O que me incomoda (e muito!) é essa brincadeira de "namoradinho". Sou absolutamente contra a adultização, já que namorar é coisa que só gente grande faz. Existe também uma boa dose de machismo implícito nesse tipo de brincadeira, já que é "engraçado" se o menininho tenta "pegar" as meninas, mas se for a menininha a querer beijar os todos os meninos a brincadeira já não é tão engraçada. 

Sem falar que é uma medida protetiva contra pedófilos, que muitas vezes se dizem "namorados apaixonados" para seduzir e enganar.

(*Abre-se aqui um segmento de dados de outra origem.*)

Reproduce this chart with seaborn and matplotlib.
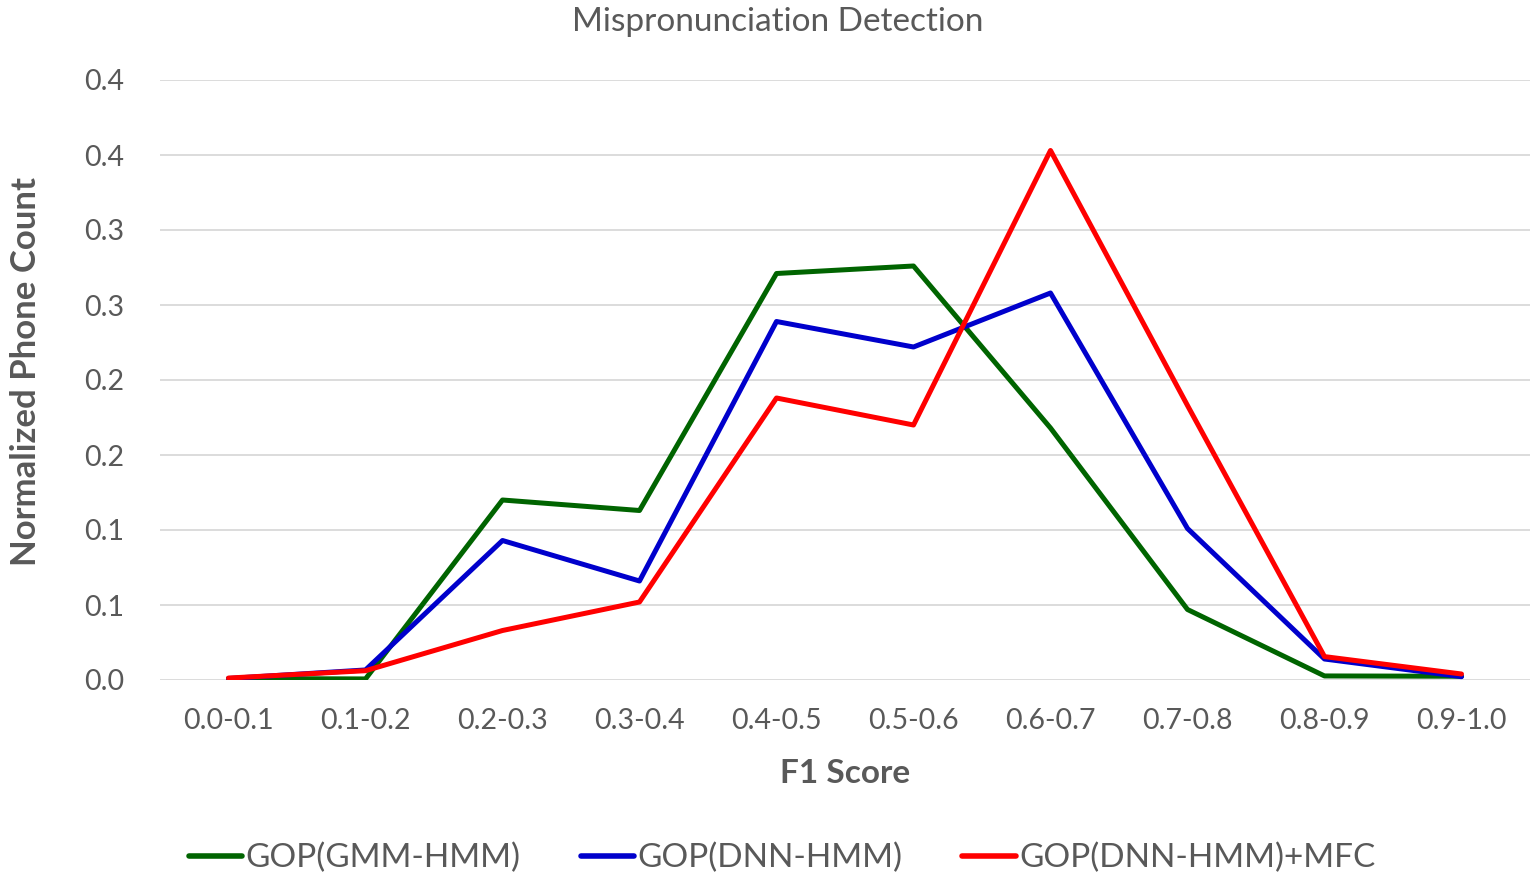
import matplotlib
matplotlib.use("Agg")
import matplotlib.pyplot as plt
import seaborn as sns
import pandas as pd

# F1-score bins on the x axis
bins = ["0.0-0.1", "0.1-0.2", "0.2-0.3", "0.3-0.4", "0.4-0.5",
        "0.5-0.6", "0.6-0.7", "0.7-0.8", "0.8-0.9", "0.9-1.0"]

# Normalized phone counts per bin for each system
gop_gmm_hmm = [0.001, 0.0007, 0.120, 0.113, 0.271, 0.276, 0.168, 0.047, 0.0027, 0.0025]
gop_dnn_hmm = [0.001, 0.0067, 0.093, 0.066, 0.239, 0.222, 0.258, 0.101, 0.014, 0.0022]
gop_dnn_hmm_mfc = [0.0013, 0.0062, 0.033, 0.052, 0.188, 0.170, 0.353, 0.183, 0.0156, 0.004]

series_names = ["GOP(GMM-HMM)", "GOP(DNN-HMM)", "GOP(DNN-HMM)+MFC"]
series_colors = ["#006400", "#0000CC", "#FF0000"]

# Y tick positions and their one-decimal labels
y_ticks = [0.0, 0.05, 0.1, 0.15, 0.2, 0.25, 0.3, 0.35, 0.4]
y_tick_labels = ["0.0", "0.1", "0.1", "0.2", "0.2", "0.3", "0.3", "0.4", "0.4"]

frames = []
for name, vals in zip(series_names, [gop_gmm_hmm, gop_dnn_hmm, gop_dnn_hmm_mfc]):
    frames.append(pd.DataFrame({"F1 Score": bins, "count": vals, "system": name}))
df = pd.concat(frames, ignore_index=True)

sns.set_theme(style="white")
plt.rcParams["font.family"] = ["Lato", "DejaVu Sans"]

text_gray = "#595959"

fig = plt.figure(figsize=(15.35, 8.75), dpi=100)
ax = fig.add_axes([160 / 1535, 1 - 680 / 875, 1370 / 1535, 600 / 875])

sns.lineplot(data=df, x="F1 Score", y="count", hue="system",
             hue_order=series_names, palette=series_colors,
             sort=False, linewidth=3.6, ax=ax, legend=False)

ax.set_xlim(-0.5, len(bins) - 0.5)
ax.set_ylim(0, 0.4)
ax.set_yticks(y_ticks)
ax.set_yticklabels(y_tick_labels)
ax.yaxis.grid(True, color="#D9D9D9", linewidth=1.3)
ax.set_axisbelow(True)
for s in ax.spines.values():
    s.set_visible(False)

ax.tick_params(axis="y", length=0, pad=26, labelsize=20.5, labelcolor=text_gray)
ax.tick_params(axis="x", length=0, pad=20, labelsize=20.5, labelcolor=text_gray)

ax.set_xlabel("F1 Score", fontsize=24, fontweight="bold", color=text_gray, labelpad=18)
ax.set_ylabel("Normalized Phone Count", fontsize=25, fontweight="bold", color=text_gray)
ax.yaxis.set_label_coords(-0.086, 0.514)

fig.text(778 / 1535, 1 - 22 / 875, "Mispronunciation Detection", ha="center",
         va="center", fontsize=24, color=text_gray)

handles = [plt.Line2D([], [], color=c, linewidth=4) for c in series_colors]
fig.legend(handles, series_names, loc="center", bbox_to_anchor=(782 / 1535, 1 - 858 / 875),
           ncol=3, frameon=False, fontsize=24, handlelength=1.6,
           handletextpad=0.1, columnspacing=1.8, labelcolor=text_gray)

fig.savefig("out.png", dpi=100, facecolor="white")
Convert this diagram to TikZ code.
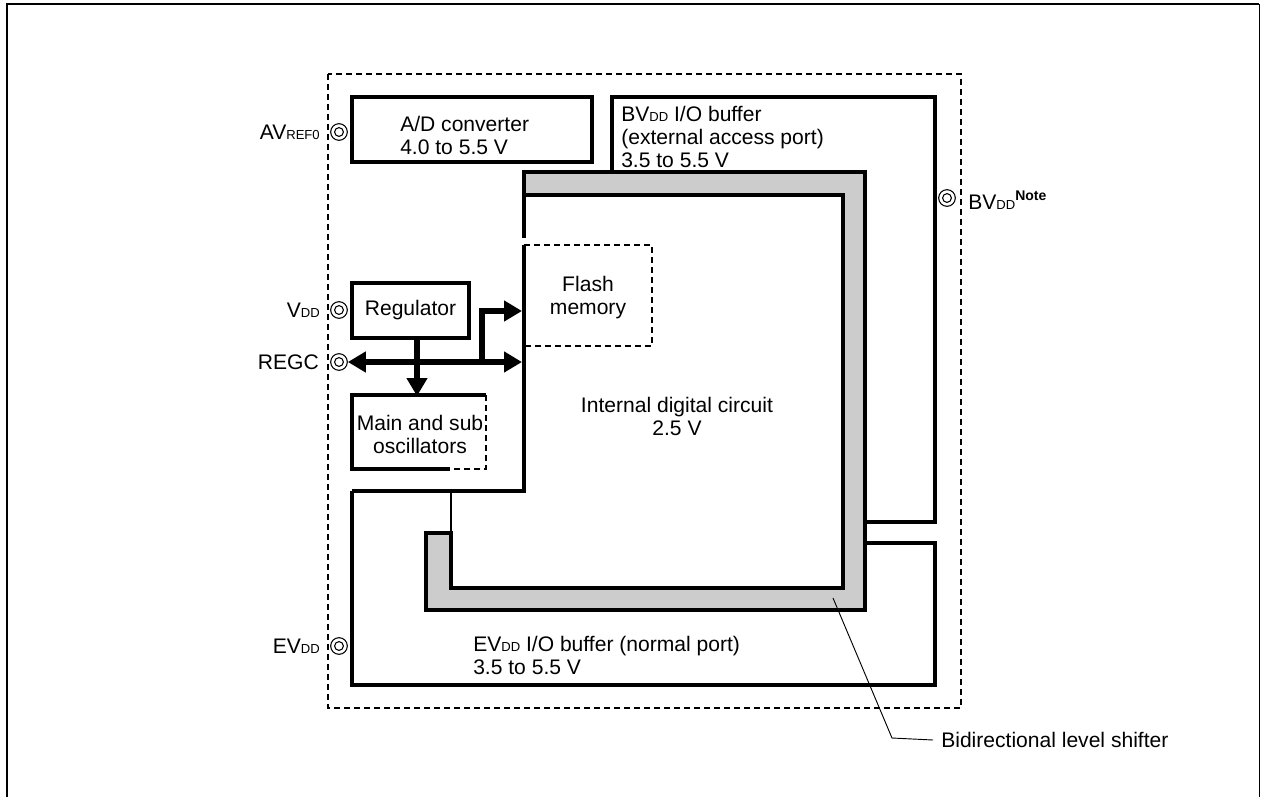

Criança não namora! Com ninguém! Ponto final.

Quanta coisa por causa de um beijo... quanto preconceito implícito. As crianças não têm maldade e reproduzem o que vêem e ouvem. São espelhos dos adultos que a cercam. Estes menininhos provavelmente têm pais carinhosos que beijam os próprios pais (avós da criança), beijam irmãos e amigos e só. Não chega nem a ser assunto em casa, já que na casa deles tem beijo para todo mundo, vindo de todo mundo.Carinho não faz mal. Preconceito faz.


Por um mundo com mais respeito e menos preconceito.


Amem (é sem acento mesmo)

Cristine Cabral

Para continuar lendo sobre preconceitos: Livre estou, livre estou...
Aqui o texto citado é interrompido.